但し誤解しないで欲しいのですが、此の小さな仕事とは詰まらぬ仕事・意味のない仕事ということではありません。工場の従業員が「こんなのは小さな仕事だから」と言って部品の組み立てを疎かにしたら、忽ち会社の信頼は地に墜ちることでしょう。故に小さな仕事も非常に大切でそもそも事業の多くは、小さな仕事の積み重ねから成り立っているのです。
しかし管理職になってから求められるのは、逆に小さな仕事はしないことです。それは部下の仕事であり、自分の仕事ではないからです。小さな仕事に時間を取られていたならば、大きく広く物事を見ることが出来なくなってしまいます。
ところがこれまで、小さな仕事で業績をあげることで評価をされてきた人は、「小さな仕事」から「大きな仕事」への転換が中々できないものです。課長まではとんとん拍子で進んだものの今大きな壁にぶち当たっていると感じる人は、自分が「小知」から「大受」への脱皮の時期にあると捉え正に今が正念場だと認識すべきでありましょう。
それから次に先に挙げたもう一方、後者の「君子は器ならず」とは「君子は器ではなく、器を使うのが君子だ」という意味です。
私達はよく「もっと器が大きな人間になれ」とか「あいつは器が小さい」などと言いますが、「そもそも君子は器ではない」即ち「一定の型にはまった人間ではない」と孔子は語っているのです。
上に立つ者の役割は、自分が器として働くことでなく部下という器を使い熟すことであります。部下一人ひとりに、自分の職分においてその能力を存分に発揮させることで、その組織全体がレベルアップして行きます。
そして部下に存分に働いて貰いたいならば、トップは馬鹿殿様として「よきに計らえ」と言えるようなることも大切だと思います。サントリーの創業者・鳥井信治郎さんの「やってみなはれ」は、器を使い熟すトップの好例でありましょう。
才が突出した人間は、組織の中で優れた技量を有した器として貴重な役割を果たします。但しその人が、組織のリーダーとして様々な器を上手に束ねられるかと言うと、それはまた別の話です。

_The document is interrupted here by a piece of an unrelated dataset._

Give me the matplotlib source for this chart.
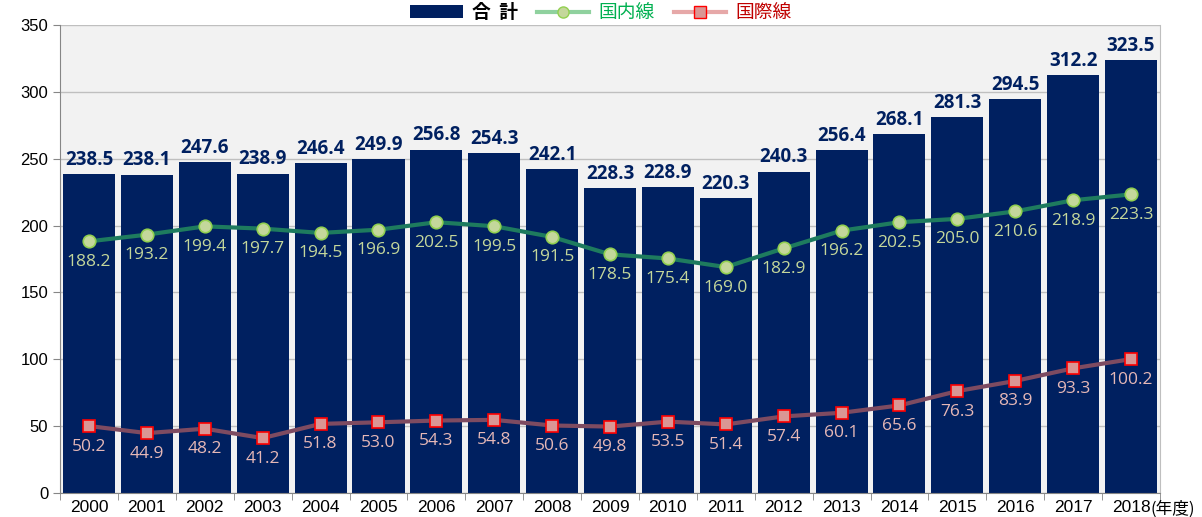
import matplotlib
matplotlib.use("Agg")
import matplotlib.pyplot as plt
from matplotlib.lines import Line2D
from matplotlib.patches import Patch

plt.rcParams['font.family'] = ['Liberation Sans', 'Noto Sans CJK JP', 'DejaVu Sans']

years = ['2000', '2001', '2002', '2003', '2004', '2005', '2006', '2007', '2008', '2009',
         '2010', '2011', '2012', '2013', '2014', '2015', '2016', '2017', '2018']
total = [238.5, 238.1, 247.6, 238.9, 246.4, 249.9, 256.8, 254.3, 242.1, 228.3,
         228.9, 220.3, 240.3, 256.4, 268.1, 281.3, 294.5, 312.2, 323.5]
domestic = [188.2, 193.2, 199.4, 197.7, 194.5, 196.9, 202.5, 199.5, 191.5, 178.5,
            175.4, 169.0, 182.9, 196.2, 202.5, 205.0, 210.6, 218.9, 223.3]
international = [50.2, 44.9, 48.2, 41.2, 51.8, 53.0, 54.3, 54.8, 50.6, 49.8,
                 53.5, 51.4, 57.4, 60.1, 65.6, 76.3, 83.9, 93.3, 100.2]
yticks = [0, 50, 100, 150, 200, 250, 300, 350]

fig = plt.figure(figsize=(12.02, 5.17), dpi=100)
ax = fig.add_axes([0.05, 0.046, 0.915, 0.906])
ax.set_facecolor('#F2F2F2')

x = list(range(len(years)))
ax.bar(x, total, width=0.9, color='#002060', zorder=2)
ax.plot(x, domestic, color='#1E7B5E', lw=3, marker='o', ms=9,
        mfc='#C4D79B', mec='#92D050', mew=1.2, zorder=3)
ax.plot(x, international, color='#7E4B61', lw=3, marker='s', ms=8,
        mfc='#DA9694', mec='#FF0000', mew=1.2, zorder=3)

for xi, v in zip(x, total):
    ax.annotate(f'{v:.1f}', (xi, v), xytext=(0, 3), textcoords='offset points',
                ha='center', va='bottom', fontsize=13.5, fontweight='bold',
                color='#002060', family=['Open Sans', 'DejaVu Sans'])
for xi, v in zip(x, domestic):
    ax.annotate(f'{v:.1f}', (xi, v), xytext=(0, -9), textcoords='offset points',
                ha='center', va='top', fontsize=12.5, color='#C4D79B',
                family=['Open Sans', 'DejaVu Sans'], zorder=4)
for xi, v in zip(x, international):
    ax.annotate(f'{v:.1f}', (xi, v), xytext=(0, -9), textcoords='offset points',
                ha='center', va='top', fontsize=12.5, color='#E6B8B7',
                family=['Open Sans', 'DejaVu Sans'], zorder=4)

ax.set_xlim(-0.5, len(years) - 0.5)
ax.set_ylim(0, 350)
ax.set_yticks(yticks)
ax.yaxis.grid(True, color='#BFBFBF', lw=1, zorder=1)
ax.set_axisbelow(True)

bounds = [i - 0.5 for i in range(len(years) + 1)]
ax.set_xticks(bounds, minor=True)
ax.set_xticks(x)
ax.set_xticklabels(years, fontsize=12.5)
ax.tick_params(axis='x', which='major', length=0, pad=5)
ax.tick_params(axis='x', which='minor', length=5, color='#868686')
ax.tick_params(axis='y', length=5, color='#868686', labelsize=12)
for s in ['left', 'bottom']:
    ax.spines[s].set_color('#868686')
ax.spines['top'].set_visible(False)
ax.spines['right'].set_color('#BFBFBF')

ax.annotate('(年度)', (len(years) - 0.5, 0), xytext=(-7, -5), textcoords='offset points',
            ha='left', va='top', fontsize=12, family=['Noto Sans CJK JP'],
            annotation_clip=False)

handles = [Patch(facecolor='#002060'),
           Line2D([], [], color='#8FD19E', lw=3, marker='o', ms=8, mfc='#C4D79B', mec='#92D050'),
           Line2D([], [], color='#E6A8A8', lw=3, marker='s', ms=8, mfc='#DA9694', mec='#FF0000')]
labels = ['合  計', '国内線', '国際線']
leg = fig.legend(handles, labels, loc='center', bbox_to_anchor=(0.5, 0.975), ncol=3,
                 frameon=False, handlelength=2.8, columnspacing=1.0,
                 handletextpad=0.5, prop={'family': 'Noto Sans CJK JP', 'size': 13.5})
cols = ['black', '#00B050', '#C00000']
for t, c in zip(leg.get_texts(), cols):
    t.set_color(c)
leg.get_texts()[0].set_fontweight('bold')

fig.savefig('out.png', dpi=100)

一方、西郷隆盛のような徳の人は、リーダーとして大きな存在感を発揮します。「徳は孤(こ)ならず。必ず隣(となり)あり」(里仁第四の二十五)という孔子の言の通り、実際たくさんの才ある人・徳ある人が西郷の下に集まってきたわけです。しかし彼が、実務家として細かい仕事に長けていたかと言うと、それもまた別の話です。

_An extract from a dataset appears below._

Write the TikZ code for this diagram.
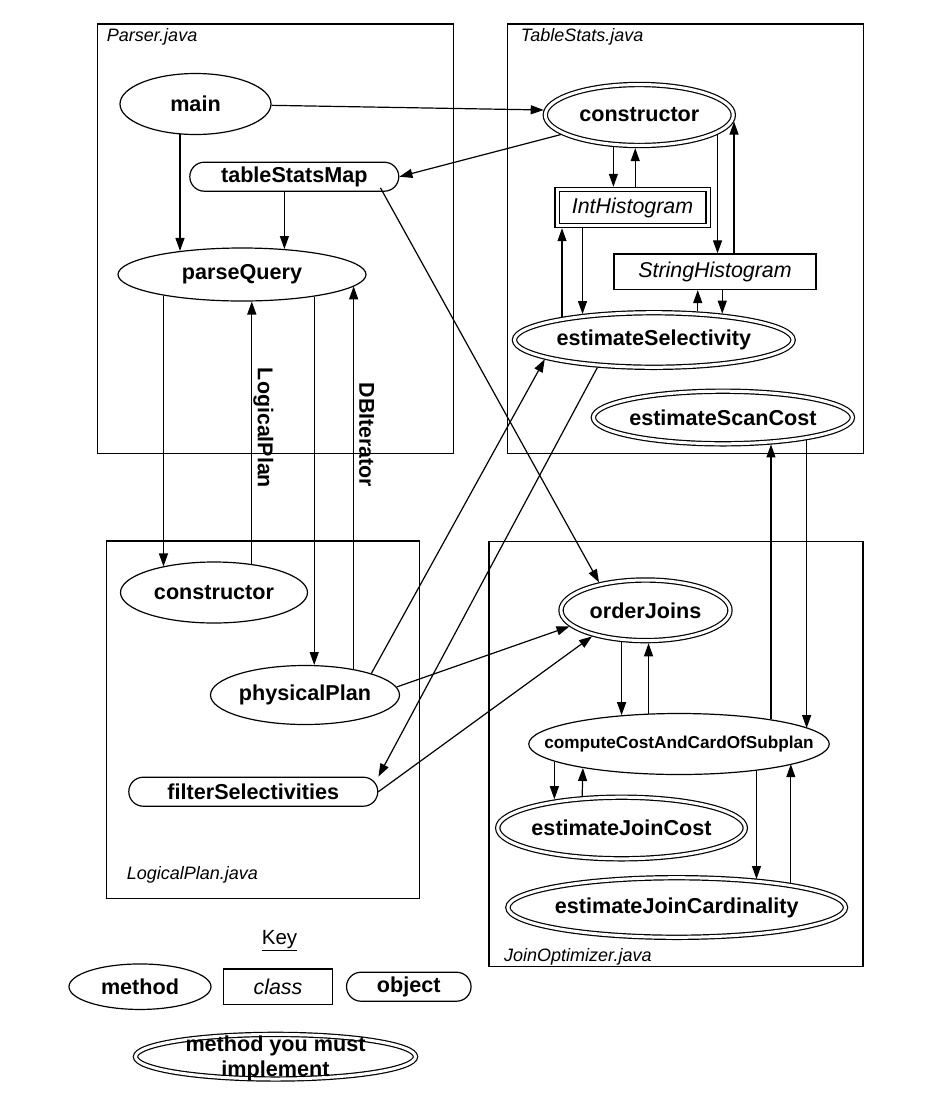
\documentclass[tikz,border=0pt]{standalone}
\usepackage{fontspec}
\setmainfont{Liberation Sans}
\usetikzlibrary{arrows.meta,shapes.geometric}
\newcommand\nt[1]{\makebox[0pt]{#1}}
\tikzset{
  meth/.style={ellipse, draw, line width=1.2pt, inner sep=0pt, font=\fontsize{21.6}{25}\selectfont\bfseries},
  must/.style={meth, double, double distance=3pt, outer sep=2.7pt},
  cls/.style={rectangle, draw, line width=1.2pt, inner sep=0pt, font=\fontsize{21.4}{25}\selectfont\itshape},
  dcls/.style={cls, double, double distance=3pt, outer sep=2.7pt},
  obj/.style={rectangle, rounded corners=14.5pt, draw, line width=1.2pt, inner sep=0pt, font=\fontsize{21.6}{25}\selectfont\bfseries},
  arr/.style={line width=1.2pt, -{Triangle[length=13pt,width=9pt]}},
  filelbl/.style={anchor=west, inner sep=0pt, font=\fontsize{18}{21}\selectfont\itshape},
  vlbl/.style={rotate=-90, inner sep=0pt, font=\fontsize{21.4}{25}\selectfont\bfseries},
  fbox/.style={draw, line width=1.2pt}
}
\begin{document}
\begin{tikzpicture}[x=1pt,y=-1pt]
\useasboundingbox (0,0) rectangle (928,1096);
% file boxes
\draw[fbox] (97.3,24) rectangle (453.3,453.3);
\draw[fbox] (507.3,24) rectangle (863.3,453.3);
\draw[fbox] (106.7,541) rectangle (419.3,898.3);
\draw[fbox] (489,541.7) rectangle (863,966.7);
\node[filelbl] (fP) at (106.7,37) {Parser.java};
\node[filelbl] (fT) at (520.7,37) {TableStats.java};
\node[filelbl] (fL) at (126.7,875) {LogicalPlan.java};
\node[filelbl] (fJ) at (504,956.7) {JoinOptimizer.java};
% Parser
\node[meth, minimum width=151pt, minimum height=61pt] (main) at (195.5,104) {\nt{main}};
\node[obj, minimum width=209pt, minimum height=29pt] (tsm) at (294.3,176.7) {\nt{tableStatsMap}};
\node[meth, minimum width=248pt, minimum height=53pt] (pq) at (242,274.5) {\nt{parseQuery}};
% TableStats
\node[must, minimum width=188pt, minimum height=61pt] (tsc) at (639.3,115) {\nt{constructor}};
\node[dcls, minimum width=151pt, minimum height=36pt] (ih) at (632.5,207.5) {\nt{IntHistogram}};
\node[cls, minimum width=202pt, minimum height=35.5pt] (sh) at (715,271.7) {\nt{StringHistogram}};
\node[must, minimum width=278.6pt, minimum height=54.6pt] (es) at (653.8,340) {\nt{estimateSelectivity}};
\node[must, minimum width=259pt, minimum height=52.6pt] (esc) at (722.9,417.5) {\nt{estimateScanCost}};
% LogicalPlan
\node[meth, minimum width=187pt, minimum height=61pt] (lpc) at (214,592.5) {\nt{constructor}};
\node[meth, minimum width=189pt, minimum height=59pt] (pp) at (305,695) {\nt{physicalPlan}};
\node[obj, minimum width=249pt, minimum height=29pt] (fs) at (253.3,791.7) {\nt{filterSelectivities}};
% JoinOptimizer
\node[must, minimum width=169pt, minimum height=60.6pt] (oj) at (645.5,610.3) {\nt{orderJoins}};
\node[meth, minimum width=300.5pt, minimum height=61pt, font=\fontsize{17.2}{20}\selectfont\bfseries] (cc) at (679,744) {\nt{computeCostAndCardOfSubplan}};
\node[must, minimum width=247.6pt, minimum height=61.6pt] (ejc) at (621.5,828) {\nt{estimateJoinCost}};
\node[must, minimum width=337.6pt, minimum height=59.6pt] (ejcard) at (676.7,907.5) {\nt{estimateJoinCardinality}};
% Key
\node[font=\fontsize{20.5}{24}\selectfont, inner sep=0pt] (key) at (279.5,941) {\underline{Key}};
\node[meth, minimum width=142pt, minimum height=45.5pt] (kmeth) at (140,986.7) {\nt{method}};
\node[cls, minimum width=109.4pt, minimum height=35.5pt] (kcls) at (278,986.7) {\nt{class}};
\node[obj, minimum width=124.5pt, minimum height=29pt] (kobj) at (408.8,986.7) {\nt{object}};
\node[must, minimum width=280pt, minimum height=44.6pt] (kmust) at (275.5,1056.7) {\nt{\smash{\raisebox{-7pt}{\begin{tabular}{@{}c@{}}method you must\\implement\end{tabular}}}}};
% connectors
\draw[arr] (main.359) -- (tsc.177);
\draw[arr] (tsc.194) -- (tsm.east);
\draw[arr] (main.243) -- (main.243 |- pq.159);
\draw[arr] (pq.31 |- tsm.south) -- (pq.31);
\draw[arr] ([xshift=-19pt,yshift=4pt]tsm.south east) -- (oj.149);
\draw[arr] (pq.195) -- (pq.195 |- lpc.153);
\draw[arr] (lpc.37) -- (lpc.37 |- pq.290);
\draw[arr] (pq.343) -- (pq.343 |- pp.73);
\draw[arr] (pp.28) -- (pp.28 |- pq.354);
\draw[arr] (pp.18) -- (es.190);
\draw[arr] (es.206) -- (fs.north east);
\draw[arr] (pp.5) -- (oj.192);
\draw[arr] (fs.east) -- (oj.206);
\draw[arr] (tsc.231) -- (tsc.231 |- ih.north);
\draw[arr] (tsc.263 |- ih.north) -- (tsc.263);
\draw[arr] (tsc.346) -- (tsc.346 |- sh.north);
\draw[arr] (tsc.356 |- sh.north) -- (tsc.356);
\draw[arr] (es.160 |- ih.south) -- (es.160);
\draw[arr] (es.166) -- (es.166 |- ih.south);
\draw[arr] (es.33) -- (es.33 |- sh.south);
\draw[arr] (es.21 |- sh.south) -- (es.21);
\draw[arr] (cc.15) -- (cc.15 |- esc.331);
\draw[arr] (esc.345) -- (esc.345 |- cc.7);
\draw[arr] (oj.233) -- (oj.233 |- cc.153);
\draw[arr] (cc.135) -- (cc.135 |- oj.275);
\draw[arr] (cc.188) -- (cc.188 |- ejc.156);
\draw[arr] (ejc.141) -- (cc.194);
\draw[arr] (cc.341) -- (cc.341 |- ejcard.19);
\draw[arr] (ejcard.12) -- (ejcard.12 |- cc.350);
% edge labels
\node[vlbl] (lbl1) at (263.3,428) {LogicalPlan};
\node[vlbl] (lbl2) at (366.7,435) {DBIterator};
\end{tikzpicture}
\end{document}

そもそも上に立つ者に求められるのは、「才」ではなく「徳」であります。そして「徳」は、誰もが生まれつき身に付けているもので、更には後天的に高めることが出来るものです。問われるのは、その人が生まれ持って授かった能力がどのようなものかではありません。此の世に生を受けた後、その人が自分の意思で如何に己を磨いてきたかということです。
上記を踏まえた上で冒頭の「大きな仕事を可能にする一つの道」に関して述べるとすれば、常日頃から「大きな視点で仕事を捉える」ということは非常に大事だと思います。
嘗て私は野村證券の最終面接の時、面接官として出席されていた当時の伊藤副社長から「君は野村で何をやりたいんだ?」と尋ねられ、「先輩諸氏から御話を色々と伺いましたが、実際働いてみないと良く分かりません。唯、どこの部署でどんな仕事に携わることになったとしても、世界経済の中での日本経済、日本経済の中での金融機関、金融機関の中での野村證券という三つの視点を常に持ちながら、粉骨砕身働いて行きたいと思っています」と答えました。
学生の答えとして之は、一風変わったものであったかもしれません。私は数多の偉人や英雄の伝記を読んでおり、“Think Big.”つまり「大きく考えろ」ということが、高校時代から習慣になっていたのです。
大きく考えたらば、小さな枝葉末節な事柄から頭が離れます。勿論、二宮尊徳の教え「積小為大…小を積みて大と為す」も知っていましたから、基本はきっちり身に付けて行かねばと思ってはいました。しかしその基本の上に大きな事柄を考えて行くと、小さな問題にぶち当たったとき脱却する方法になり得ると体得していたのです。
ですから上記した面接にあっても、視野を大きく取って物事を考えたいと思い、そうした答えをしたわけです。此の考え方は伊藤副社長にも伝わったようで、私は面接が終わってから人事担当課長に呼ばれ、『君の答えを副社長がえらく褒めていて、「あいつはお前らには任せん。俺が直接教育する」と言っていたぞ』と告げられました。そして実際その後、他の新入社員とは違ってある意味では帝王学により育てて貰ったように思っております。
何れにせよ、小さな事柄をぐだぐだと考えるのではなく、大きく考える習慣を身に付けることが大事だと思います。それにより詰まらぬ話で目くじらを立てることも、無くなって行くのではないでしょうか。